— begin —

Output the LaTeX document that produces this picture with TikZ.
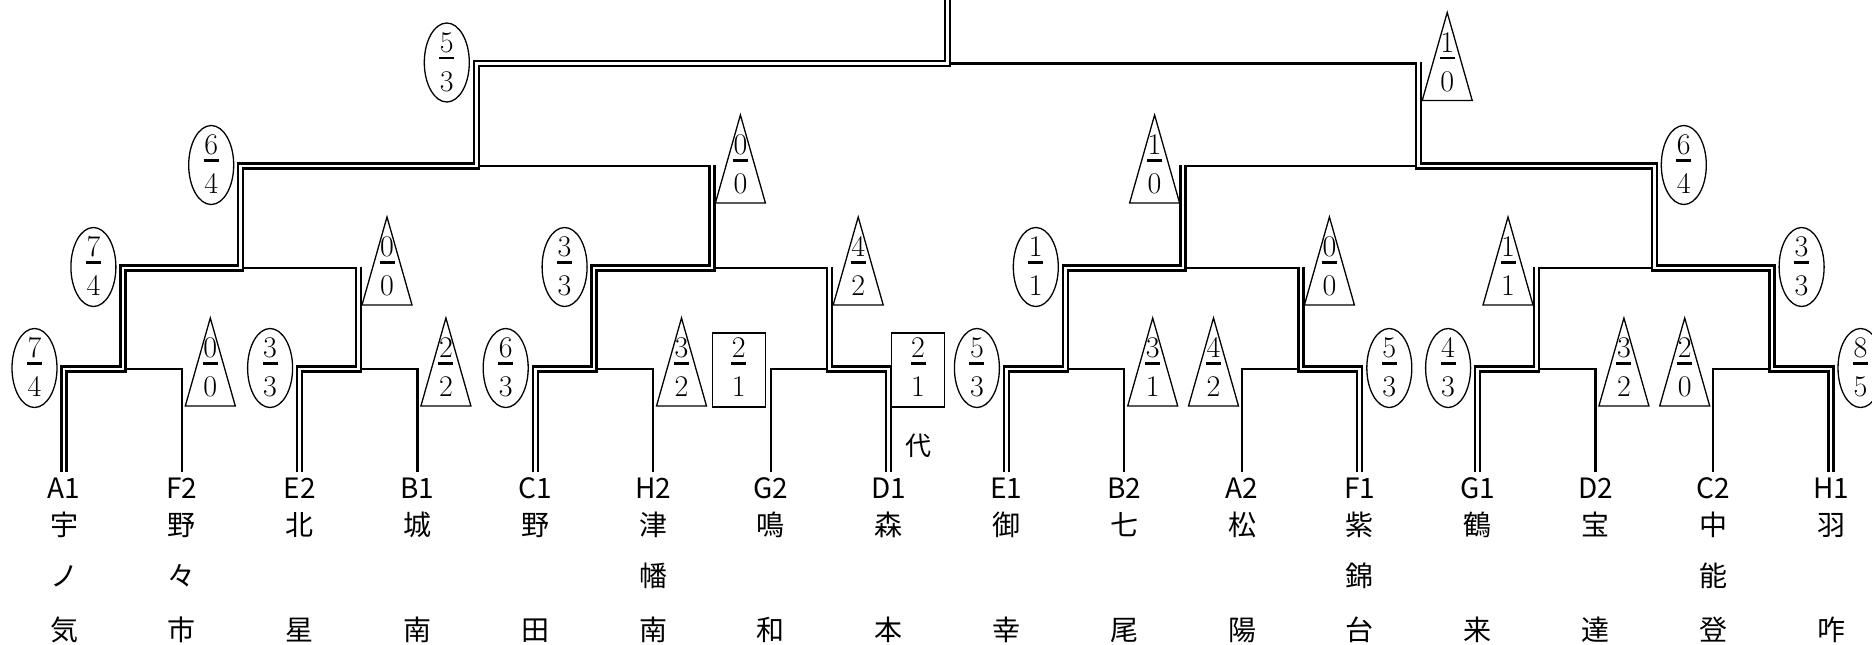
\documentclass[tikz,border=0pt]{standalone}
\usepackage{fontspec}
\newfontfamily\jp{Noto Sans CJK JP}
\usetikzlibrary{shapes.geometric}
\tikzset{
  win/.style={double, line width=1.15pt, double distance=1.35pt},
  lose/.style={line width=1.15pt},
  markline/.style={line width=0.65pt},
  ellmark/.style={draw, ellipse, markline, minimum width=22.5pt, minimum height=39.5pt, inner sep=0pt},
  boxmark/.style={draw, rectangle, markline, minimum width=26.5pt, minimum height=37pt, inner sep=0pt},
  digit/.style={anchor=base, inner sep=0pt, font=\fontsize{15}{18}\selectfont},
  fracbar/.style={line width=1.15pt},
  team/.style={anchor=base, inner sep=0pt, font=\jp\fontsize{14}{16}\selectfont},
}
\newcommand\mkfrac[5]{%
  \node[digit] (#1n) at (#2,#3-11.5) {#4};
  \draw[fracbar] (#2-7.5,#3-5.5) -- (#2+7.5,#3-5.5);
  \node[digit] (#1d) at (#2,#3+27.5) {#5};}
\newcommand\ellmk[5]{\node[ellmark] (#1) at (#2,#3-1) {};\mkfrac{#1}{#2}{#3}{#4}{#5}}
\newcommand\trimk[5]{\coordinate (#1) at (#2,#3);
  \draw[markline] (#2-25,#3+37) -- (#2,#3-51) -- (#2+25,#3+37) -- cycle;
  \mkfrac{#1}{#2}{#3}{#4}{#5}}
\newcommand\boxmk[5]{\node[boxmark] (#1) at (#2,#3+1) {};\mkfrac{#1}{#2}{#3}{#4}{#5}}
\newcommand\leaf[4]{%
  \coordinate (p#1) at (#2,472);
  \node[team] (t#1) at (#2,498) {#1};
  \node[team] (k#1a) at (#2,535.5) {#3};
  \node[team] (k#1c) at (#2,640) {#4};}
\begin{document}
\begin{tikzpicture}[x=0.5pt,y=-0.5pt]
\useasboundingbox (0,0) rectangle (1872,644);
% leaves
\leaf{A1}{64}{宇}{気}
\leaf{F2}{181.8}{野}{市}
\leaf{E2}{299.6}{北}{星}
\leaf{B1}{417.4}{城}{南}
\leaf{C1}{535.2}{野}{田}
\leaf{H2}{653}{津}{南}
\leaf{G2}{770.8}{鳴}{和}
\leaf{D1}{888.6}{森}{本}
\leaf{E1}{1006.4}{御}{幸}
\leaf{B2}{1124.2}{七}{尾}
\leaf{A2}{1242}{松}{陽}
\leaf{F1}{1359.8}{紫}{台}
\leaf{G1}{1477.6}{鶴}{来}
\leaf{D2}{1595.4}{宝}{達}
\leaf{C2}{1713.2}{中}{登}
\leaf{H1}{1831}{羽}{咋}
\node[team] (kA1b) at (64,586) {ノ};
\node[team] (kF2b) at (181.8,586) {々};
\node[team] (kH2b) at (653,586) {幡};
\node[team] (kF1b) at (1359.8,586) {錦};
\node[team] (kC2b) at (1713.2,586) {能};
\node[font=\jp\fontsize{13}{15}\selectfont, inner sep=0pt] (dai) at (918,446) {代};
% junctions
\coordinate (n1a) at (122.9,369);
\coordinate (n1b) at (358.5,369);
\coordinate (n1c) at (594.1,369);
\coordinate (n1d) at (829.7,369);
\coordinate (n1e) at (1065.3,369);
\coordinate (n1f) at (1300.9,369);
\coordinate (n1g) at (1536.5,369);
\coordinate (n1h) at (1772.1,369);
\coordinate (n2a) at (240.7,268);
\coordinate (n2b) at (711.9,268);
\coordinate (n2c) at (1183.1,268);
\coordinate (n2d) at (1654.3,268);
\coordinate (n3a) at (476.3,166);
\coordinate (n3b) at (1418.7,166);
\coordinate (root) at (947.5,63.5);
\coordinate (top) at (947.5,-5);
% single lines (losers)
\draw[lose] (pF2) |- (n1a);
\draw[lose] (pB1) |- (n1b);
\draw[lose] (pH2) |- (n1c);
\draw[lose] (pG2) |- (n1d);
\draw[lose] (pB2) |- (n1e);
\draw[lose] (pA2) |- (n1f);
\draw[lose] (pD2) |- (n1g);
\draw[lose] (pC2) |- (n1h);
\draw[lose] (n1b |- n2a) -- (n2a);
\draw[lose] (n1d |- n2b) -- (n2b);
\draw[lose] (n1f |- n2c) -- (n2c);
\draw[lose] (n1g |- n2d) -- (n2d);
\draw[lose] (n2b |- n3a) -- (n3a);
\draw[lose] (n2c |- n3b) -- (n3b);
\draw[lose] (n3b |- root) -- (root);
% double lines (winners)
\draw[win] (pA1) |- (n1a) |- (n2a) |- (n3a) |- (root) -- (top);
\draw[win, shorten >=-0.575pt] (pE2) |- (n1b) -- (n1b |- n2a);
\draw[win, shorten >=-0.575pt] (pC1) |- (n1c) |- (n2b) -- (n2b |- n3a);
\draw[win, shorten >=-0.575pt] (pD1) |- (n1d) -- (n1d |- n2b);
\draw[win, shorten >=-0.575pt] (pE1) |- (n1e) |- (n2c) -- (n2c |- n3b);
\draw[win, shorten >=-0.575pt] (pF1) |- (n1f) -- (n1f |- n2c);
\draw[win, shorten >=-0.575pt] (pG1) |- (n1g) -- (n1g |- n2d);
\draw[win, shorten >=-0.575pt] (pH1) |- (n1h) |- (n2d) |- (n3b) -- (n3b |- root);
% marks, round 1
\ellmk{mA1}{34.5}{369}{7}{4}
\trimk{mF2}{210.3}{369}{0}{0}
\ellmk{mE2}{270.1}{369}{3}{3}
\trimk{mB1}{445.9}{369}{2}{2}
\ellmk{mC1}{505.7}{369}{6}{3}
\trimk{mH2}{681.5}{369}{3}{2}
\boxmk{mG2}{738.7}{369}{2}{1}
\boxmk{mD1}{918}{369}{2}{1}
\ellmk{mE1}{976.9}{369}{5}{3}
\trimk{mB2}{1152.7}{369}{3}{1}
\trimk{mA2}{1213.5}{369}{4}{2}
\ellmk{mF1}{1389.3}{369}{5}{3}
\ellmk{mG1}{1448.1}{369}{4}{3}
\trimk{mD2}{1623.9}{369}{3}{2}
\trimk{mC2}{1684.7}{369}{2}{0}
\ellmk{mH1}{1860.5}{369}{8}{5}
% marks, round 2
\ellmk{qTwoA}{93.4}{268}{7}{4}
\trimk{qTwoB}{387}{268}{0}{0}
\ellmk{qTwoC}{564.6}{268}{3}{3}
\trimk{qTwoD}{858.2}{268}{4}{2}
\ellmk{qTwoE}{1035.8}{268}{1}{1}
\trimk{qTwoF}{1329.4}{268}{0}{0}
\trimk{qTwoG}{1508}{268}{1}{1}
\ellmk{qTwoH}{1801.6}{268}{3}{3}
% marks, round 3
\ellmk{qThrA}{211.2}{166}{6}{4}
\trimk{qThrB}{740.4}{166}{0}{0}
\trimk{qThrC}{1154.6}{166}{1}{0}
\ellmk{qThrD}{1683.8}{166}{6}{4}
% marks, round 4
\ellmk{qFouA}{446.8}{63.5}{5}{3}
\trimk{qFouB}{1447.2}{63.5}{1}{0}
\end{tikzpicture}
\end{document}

— end —
— begin —

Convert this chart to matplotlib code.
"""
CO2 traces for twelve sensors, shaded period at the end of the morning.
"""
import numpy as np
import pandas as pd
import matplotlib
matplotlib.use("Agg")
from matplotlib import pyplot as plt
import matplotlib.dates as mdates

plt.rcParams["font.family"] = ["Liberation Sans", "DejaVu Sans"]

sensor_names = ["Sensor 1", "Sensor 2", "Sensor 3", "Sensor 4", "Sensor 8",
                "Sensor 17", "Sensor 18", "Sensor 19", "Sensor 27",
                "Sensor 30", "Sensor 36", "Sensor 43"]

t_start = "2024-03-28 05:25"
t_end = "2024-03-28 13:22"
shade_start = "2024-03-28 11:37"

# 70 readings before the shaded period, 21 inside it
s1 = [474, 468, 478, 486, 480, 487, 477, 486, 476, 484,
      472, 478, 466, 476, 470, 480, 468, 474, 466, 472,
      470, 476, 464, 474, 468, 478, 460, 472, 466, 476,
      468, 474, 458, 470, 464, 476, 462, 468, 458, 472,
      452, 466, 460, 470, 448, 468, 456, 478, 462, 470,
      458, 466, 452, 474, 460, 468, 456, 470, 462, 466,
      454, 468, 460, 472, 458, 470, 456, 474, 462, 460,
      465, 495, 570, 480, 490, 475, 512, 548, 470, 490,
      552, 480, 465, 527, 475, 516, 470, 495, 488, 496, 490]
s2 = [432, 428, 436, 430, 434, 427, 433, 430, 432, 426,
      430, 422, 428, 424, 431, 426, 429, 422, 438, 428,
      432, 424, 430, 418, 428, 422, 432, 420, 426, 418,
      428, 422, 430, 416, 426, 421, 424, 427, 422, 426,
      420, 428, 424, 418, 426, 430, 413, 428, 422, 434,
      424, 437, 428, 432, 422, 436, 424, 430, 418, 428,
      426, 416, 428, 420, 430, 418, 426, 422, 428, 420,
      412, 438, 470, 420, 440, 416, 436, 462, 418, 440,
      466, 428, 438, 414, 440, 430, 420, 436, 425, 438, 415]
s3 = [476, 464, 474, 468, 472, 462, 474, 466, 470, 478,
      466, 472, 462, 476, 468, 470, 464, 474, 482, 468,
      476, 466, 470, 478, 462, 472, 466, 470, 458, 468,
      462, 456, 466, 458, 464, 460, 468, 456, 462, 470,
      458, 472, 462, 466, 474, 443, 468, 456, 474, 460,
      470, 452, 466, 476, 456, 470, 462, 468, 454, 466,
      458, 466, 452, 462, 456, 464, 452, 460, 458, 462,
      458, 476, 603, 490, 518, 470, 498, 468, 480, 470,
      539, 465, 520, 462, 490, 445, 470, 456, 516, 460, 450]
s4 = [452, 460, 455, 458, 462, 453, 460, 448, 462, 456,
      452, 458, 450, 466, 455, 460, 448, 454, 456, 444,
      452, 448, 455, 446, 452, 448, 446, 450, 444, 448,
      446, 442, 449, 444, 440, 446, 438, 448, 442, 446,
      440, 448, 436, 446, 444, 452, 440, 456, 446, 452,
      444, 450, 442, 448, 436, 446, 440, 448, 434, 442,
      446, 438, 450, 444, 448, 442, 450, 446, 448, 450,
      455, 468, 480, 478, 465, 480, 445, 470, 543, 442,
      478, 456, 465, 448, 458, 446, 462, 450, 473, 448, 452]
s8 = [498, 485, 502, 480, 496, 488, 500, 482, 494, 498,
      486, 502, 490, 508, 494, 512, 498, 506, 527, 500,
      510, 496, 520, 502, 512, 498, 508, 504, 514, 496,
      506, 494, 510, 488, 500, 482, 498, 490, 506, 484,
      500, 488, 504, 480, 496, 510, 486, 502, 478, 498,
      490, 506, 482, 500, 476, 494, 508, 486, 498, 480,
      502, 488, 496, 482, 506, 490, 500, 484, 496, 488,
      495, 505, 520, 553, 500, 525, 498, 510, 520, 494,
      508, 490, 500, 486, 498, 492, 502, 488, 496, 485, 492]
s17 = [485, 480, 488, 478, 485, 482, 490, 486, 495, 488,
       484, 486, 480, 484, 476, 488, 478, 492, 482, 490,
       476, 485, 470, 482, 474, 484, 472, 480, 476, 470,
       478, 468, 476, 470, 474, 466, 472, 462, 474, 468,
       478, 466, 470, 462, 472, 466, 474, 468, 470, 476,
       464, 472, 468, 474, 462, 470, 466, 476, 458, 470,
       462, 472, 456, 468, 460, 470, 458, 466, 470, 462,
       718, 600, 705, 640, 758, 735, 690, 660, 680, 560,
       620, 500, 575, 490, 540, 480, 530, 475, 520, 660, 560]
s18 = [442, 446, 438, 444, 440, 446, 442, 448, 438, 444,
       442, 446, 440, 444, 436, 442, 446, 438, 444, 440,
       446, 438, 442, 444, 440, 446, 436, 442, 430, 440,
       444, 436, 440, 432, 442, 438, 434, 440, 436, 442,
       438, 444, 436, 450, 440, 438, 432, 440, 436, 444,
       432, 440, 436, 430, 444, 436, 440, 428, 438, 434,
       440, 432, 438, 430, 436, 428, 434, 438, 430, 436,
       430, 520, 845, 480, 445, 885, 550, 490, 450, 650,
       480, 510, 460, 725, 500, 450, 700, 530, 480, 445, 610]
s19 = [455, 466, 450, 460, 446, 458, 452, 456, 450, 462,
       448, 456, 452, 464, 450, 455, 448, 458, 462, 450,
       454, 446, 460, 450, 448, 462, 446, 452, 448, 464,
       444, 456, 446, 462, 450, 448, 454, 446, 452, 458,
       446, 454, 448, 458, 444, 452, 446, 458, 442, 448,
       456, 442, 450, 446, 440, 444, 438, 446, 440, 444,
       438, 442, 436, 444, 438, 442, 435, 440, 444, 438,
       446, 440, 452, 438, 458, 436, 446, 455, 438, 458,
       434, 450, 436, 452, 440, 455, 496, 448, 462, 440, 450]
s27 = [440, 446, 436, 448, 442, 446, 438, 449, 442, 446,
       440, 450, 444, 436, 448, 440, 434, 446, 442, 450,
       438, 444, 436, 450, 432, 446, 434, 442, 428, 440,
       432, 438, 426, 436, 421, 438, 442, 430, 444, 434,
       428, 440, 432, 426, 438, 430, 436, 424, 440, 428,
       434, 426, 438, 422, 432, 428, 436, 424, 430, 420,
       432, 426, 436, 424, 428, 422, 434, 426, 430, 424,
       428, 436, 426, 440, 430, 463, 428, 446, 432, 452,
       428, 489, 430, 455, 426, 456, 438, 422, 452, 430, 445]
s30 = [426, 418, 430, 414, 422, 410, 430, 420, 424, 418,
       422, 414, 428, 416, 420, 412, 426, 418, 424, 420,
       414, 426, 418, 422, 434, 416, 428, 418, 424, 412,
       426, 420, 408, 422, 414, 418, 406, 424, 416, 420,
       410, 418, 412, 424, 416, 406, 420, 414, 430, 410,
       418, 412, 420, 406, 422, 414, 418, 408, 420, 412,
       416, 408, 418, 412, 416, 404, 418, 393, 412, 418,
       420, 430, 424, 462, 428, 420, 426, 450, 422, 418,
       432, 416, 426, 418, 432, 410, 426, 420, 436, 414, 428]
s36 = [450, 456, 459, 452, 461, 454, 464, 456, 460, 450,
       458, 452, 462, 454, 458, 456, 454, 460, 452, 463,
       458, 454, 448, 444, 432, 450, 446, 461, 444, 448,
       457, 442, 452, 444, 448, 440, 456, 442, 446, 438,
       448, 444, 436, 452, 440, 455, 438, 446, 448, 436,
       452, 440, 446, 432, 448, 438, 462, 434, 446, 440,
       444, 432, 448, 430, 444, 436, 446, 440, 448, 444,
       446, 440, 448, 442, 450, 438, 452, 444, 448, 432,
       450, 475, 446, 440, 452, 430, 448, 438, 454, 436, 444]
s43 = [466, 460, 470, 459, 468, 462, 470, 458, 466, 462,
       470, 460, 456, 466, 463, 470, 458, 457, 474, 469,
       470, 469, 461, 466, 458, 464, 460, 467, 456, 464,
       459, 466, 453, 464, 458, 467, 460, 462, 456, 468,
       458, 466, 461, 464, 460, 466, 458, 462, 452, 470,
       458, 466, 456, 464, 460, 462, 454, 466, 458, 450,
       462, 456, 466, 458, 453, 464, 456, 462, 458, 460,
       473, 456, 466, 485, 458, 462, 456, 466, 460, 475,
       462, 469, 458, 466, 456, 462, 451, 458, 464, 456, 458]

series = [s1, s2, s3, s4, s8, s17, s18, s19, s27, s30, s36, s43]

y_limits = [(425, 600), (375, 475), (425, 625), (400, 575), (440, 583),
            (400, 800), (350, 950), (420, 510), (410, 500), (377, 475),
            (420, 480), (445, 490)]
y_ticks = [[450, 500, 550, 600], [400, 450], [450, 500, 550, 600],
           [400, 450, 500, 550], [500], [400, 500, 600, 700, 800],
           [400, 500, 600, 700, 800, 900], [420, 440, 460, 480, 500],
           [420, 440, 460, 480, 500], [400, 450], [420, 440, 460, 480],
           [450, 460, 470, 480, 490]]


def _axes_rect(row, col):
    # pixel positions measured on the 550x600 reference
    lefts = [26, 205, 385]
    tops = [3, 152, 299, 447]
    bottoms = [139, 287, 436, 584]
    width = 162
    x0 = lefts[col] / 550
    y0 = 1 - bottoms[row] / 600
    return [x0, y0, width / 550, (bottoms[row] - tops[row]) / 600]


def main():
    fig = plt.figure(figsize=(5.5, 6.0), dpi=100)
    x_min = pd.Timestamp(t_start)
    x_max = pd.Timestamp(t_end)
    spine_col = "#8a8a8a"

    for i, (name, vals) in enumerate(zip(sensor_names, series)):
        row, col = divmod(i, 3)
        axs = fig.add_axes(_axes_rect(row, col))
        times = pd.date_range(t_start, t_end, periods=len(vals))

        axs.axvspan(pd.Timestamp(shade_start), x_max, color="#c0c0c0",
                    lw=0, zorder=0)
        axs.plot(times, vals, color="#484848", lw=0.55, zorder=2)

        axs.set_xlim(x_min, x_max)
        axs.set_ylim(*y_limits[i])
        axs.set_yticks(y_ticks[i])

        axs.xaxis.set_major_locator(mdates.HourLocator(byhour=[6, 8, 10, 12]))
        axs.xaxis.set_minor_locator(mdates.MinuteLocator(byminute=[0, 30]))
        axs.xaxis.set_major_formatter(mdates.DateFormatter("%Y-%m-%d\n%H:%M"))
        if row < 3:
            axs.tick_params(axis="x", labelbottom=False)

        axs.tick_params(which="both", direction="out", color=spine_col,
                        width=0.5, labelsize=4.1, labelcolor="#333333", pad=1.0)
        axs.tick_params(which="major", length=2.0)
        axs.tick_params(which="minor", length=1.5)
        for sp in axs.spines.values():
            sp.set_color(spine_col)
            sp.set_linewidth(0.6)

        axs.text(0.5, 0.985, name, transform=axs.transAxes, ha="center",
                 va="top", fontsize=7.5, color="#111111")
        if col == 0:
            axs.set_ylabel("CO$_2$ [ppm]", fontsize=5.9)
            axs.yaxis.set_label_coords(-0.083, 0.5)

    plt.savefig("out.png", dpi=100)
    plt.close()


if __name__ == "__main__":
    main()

— end —

- Given request: Tally the lines containing "this". Provide the number without any other words.

- Completed task: 2